No matter how he performs during Thursday’s testimony on Capitol Hill, the most famously unemployed man in Washington could always have a future in Hollywood.
In an opening statement — which he requested be made public ahead of his visit — former FBI Director James Comey offers a near cinematic account of private conversations with President Donald Trump — a blow-by-blow of their uncomfortable, souring relationship and potentially some new insight into why he was eventually fired.
Comey’s statement has the ring of a carefully crafted screenplay. Trump, he writes, told him, “I need loyalty, I expect loyalty.”
Comey responded, according his account, by keeping totally still — “I didn’t move, speak or change my facial expression in any way during the awkward silence that followed. We simply looked at each other in silence.”
With these new assertions now public, Thursday’s testimony figures to be — if it’s possible — more sensational than expected. Not that it’s likely to phase Comey, who never seems far from the latest political drama.
Here are a few of his greatest hits:
Comey vs. the Bush White House
Comey’s first cannonball into the public eye came more than a decade ago, on May 15, 2007, during a Senate Judiciary Committee hearing on the firings of US attorneys by George W. Bush’s White House.
The story Comey told — known to only a few, including the person who asked him to tell it — would help to sink Attorney General Alberto Gonzales, who resigned a few months later.
Under oath, Comey described a March 10, 2004, showdown with Bush administration officials, who wanted John Ashcroft, Gonzales’ predecessor, to sign papers reauthorizing a domestic surveillance program the Justice Department had recently deemed illegal. Ashcroft, though, was in the hospital recovering from gall bladder surgery, so the two sides raced to his bedside.
In his telling, Comey arrived first, ahead of chief of staff Andy Card and Gonzales, then the White House counsel, and watched on — pointedly unacknowledged — as Ashcroft managed to turn back their request.

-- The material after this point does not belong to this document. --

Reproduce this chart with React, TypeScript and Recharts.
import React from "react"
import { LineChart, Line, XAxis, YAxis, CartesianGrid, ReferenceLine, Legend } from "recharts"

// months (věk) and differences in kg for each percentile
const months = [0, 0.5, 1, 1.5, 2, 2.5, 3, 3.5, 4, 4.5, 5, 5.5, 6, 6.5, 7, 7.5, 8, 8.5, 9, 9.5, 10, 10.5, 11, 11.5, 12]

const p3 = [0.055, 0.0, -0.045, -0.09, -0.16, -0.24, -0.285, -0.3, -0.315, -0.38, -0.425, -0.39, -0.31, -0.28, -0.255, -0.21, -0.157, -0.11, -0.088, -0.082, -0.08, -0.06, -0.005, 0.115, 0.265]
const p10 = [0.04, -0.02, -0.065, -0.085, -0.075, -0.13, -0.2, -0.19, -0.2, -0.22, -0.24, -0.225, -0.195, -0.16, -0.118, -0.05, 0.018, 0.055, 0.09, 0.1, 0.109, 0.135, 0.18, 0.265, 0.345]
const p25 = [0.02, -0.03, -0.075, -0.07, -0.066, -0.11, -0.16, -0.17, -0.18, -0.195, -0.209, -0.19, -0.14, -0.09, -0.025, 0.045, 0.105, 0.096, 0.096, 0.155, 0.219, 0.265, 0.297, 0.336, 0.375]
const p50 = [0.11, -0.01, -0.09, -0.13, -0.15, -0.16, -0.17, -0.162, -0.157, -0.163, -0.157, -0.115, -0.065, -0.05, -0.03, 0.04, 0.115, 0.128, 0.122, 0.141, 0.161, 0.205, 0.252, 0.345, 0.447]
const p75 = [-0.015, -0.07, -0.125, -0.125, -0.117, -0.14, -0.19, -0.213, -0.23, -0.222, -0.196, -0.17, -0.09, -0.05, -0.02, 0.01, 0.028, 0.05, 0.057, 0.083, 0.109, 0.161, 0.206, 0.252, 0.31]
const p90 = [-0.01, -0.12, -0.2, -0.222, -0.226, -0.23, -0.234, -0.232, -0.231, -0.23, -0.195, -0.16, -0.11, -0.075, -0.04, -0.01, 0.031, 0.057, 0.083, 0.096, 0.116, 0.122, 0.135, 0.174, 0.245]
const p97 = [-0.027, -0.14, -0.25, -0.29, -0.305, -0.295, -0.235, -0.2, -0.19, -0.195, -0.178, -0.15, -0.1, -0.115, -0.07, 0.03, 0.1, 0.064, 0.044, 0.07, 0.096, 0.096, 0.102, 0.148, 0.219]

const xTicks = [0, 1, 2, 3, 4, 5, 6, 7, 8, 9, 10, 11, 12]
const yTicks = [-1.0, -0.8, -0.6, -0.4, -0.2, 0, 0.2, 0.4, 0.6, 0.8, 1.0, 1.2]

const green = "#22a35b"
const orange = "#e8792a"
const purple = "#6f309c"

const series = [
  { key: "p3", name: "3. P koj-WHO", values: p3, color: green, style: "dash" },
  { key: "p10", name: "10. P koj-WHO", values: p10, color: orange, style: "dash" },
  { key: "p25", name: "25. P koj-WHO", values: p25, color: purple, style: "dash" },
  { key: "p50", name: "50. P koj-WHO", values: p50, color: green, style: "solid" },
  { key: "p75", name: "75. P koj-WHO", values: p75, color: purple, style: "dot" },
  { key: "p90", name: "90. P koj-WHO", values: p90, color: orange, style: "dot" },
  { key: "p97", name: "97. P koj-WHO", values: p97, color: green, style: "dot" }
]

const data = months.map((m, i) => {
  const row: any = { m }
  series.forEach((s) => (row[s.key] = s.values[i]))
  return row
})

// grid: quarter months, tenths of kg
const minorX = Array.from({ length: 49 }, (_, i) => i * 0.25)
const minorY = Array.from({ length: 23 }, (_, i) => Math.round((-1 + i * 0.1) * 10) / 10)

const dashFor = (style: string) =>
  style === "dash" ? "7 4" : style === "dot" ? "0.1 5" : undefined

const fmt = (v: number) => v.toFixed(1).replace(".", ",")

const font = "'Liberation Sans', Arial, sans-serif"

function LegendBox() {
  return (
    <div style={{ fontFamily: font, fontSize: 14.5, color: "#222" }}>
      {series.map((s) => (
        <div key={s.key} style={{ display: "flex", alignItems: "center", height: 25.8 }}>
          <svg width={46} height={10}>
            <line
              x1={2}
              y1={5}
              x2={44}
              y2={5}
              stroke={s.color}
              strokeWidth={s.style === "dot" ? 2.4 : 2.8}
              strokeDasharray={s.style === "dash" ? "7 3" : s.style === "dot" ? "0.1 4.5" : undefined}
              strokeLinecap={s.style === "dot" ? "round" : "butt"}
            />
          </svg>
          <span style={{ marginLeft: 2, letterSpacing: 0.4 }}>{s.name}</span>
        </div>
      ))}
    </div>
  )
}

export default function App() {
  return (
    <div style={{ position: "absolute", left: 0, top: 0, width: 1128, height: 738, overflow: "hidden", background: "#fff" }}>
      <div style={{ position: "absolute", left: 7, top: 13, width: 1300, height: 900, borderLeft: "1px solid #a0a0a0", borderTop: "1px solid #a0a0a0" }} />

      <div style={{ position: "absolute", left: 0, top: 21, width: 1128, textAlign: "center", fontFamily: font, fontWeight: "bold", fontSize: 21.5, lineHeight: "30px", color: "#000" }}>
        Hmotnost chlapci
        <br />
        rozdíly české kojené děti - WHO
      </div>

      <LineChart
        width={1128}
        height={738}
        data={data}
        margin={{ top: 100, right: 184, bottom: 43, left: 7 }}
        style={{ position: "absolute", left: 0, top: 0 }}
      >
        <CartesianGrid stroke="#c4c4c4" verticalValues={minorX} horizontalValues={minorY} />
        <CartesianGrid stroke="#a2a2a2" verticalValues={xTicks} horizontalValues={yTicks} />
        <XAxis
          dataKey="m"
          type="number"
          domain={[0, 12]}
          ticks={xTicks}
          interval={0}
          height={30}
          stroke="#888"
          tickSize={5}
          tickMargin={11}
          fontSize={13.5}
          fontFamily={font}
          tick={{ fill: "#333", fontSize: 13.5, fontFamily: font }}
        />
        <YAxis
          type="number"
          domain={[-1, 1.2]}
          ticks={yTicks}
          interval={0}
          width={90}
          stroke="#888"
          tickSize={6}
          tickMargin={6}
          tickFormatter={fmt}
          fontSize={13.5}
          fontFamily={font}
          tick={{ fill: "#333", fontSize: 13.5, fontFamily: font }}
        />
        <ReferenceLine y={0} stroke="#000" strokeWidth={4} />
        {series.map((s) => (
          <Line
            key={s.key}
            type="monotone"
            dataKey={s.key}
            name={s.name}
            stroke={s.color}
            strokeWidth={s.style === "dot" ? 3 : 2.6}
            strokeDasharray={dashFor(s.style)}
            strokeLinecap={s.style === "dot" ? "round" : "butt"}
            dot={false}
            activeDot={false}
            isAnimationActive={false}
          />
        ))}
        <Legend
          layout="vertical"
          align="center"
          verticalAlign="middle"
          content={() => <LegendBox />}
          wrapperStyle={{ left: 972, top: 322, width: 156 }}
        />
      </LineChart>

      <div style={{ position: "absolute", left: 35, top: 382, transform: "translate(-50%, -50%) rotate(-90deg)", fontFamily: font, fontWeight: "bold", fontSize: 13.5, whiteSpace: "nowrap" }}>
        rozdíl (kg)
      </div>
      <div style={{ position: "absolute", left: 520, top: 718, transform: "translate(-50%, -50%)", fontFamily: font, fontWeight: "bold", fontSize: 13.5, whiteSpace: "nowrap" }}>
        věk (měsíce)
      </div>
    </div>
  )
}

The fight didn’t end there. Bush ultimately backed off, but not before Comey and his colleagues, including the FBI director, Robert Mueller, threatened to resign en masse if the program was revived.
Mueller, of course, is now the special counsel overseeing the charged probe into alleged ties between Trump campaign associates and Russian officials.
Clinton is cleared*
Comey has a way of angering both Republicans and Democrats. On July 5, 2016, he managed both at the same time.
In a news conference announcing that the FBI would not recommend criminal charges against Clinton for her handling of classified documents, conducted on a private email server during her time as secretary of state, Comey offered a memorably unkind evaluation the candidate’s past behavior.
Here are four of his most pointed criticisms:
“Although we did not find clear evidence that Secretary Clinton or her colleagues intended to violate laws governing the handling of classified information, there is evidence that they were extremely careless in their handling of very sensitive, highly classified information.”
“None of these emails should have been on any kind of unclassified system, but their presence is especially concerning because all of these emails were housed on unclassified personal servers not even supported by full-time security staff, like those found at agencies and departments of the United States government — or even with a commercial email service like Gmail.”
“Only a very small number of the emails containing classified information bore markings indicating the presence of classified information. But even if information is not marked ‘classified’ in an email, participants who know or should know that the subject matter is classified are still obligated to protect it.”
“While not the focus of our investigation, we also developed evidence that the security culture of the State Department in general, and with respect to use of unclassified email systems in particular, was generally lacking in the kind of care for classified information that is found elsewhere in the government.”
Sick to his stomach
On May 3, Comey returned to the Hill for a hearing with the Senate Judiciary Committee. He would be fired a few days later. But over his four hours there, he again provided a week’s worth of bulletins — and one memorable phrase that might have sealed his fate with Trump.
First, he defended his decision to announce, in July 2016 (more on that below), that he was closing the Clinton email investigation and not recommending charges. That was on the Justice Department, he said.
Former Attorney General Loretta Lynch’s “meeting with President Clinton on that airplane was the capper for me, and I then said, ‘You know what? The department cannot, by itself, credibly end this,’ ” he told the senators.
But it was Comey’s response to the suggestion that his decision to publicly re-open the investigation so close to the vote (in a letter to Congress on October 28, 2016) had potentially swung the balance of the presidential race, that grabbed the most attention.
“It makes me mildly nauseous,” he said, “to think that we might have had some impact on the election. But honestly, it wouldn’t change the decision.”
Two birds with one testimony
It was during his March 20 testimony to the House intelligence committee that Comey, still the FBI boss, confirmed the existence of an investigation into “the nature of any links between individuals associated with the Trump campaign and the Russian government and whether there was any coordination between the campaign and Russia’s efforts.”
As importantly, he went on to effectively shoot down Trump’s baseless allegation that his predecessor, President Barack Obama, had ordered the Trump Tower “wires tapped” during the 2016 campaign.
“We have no information to support those tweets,” Comey said.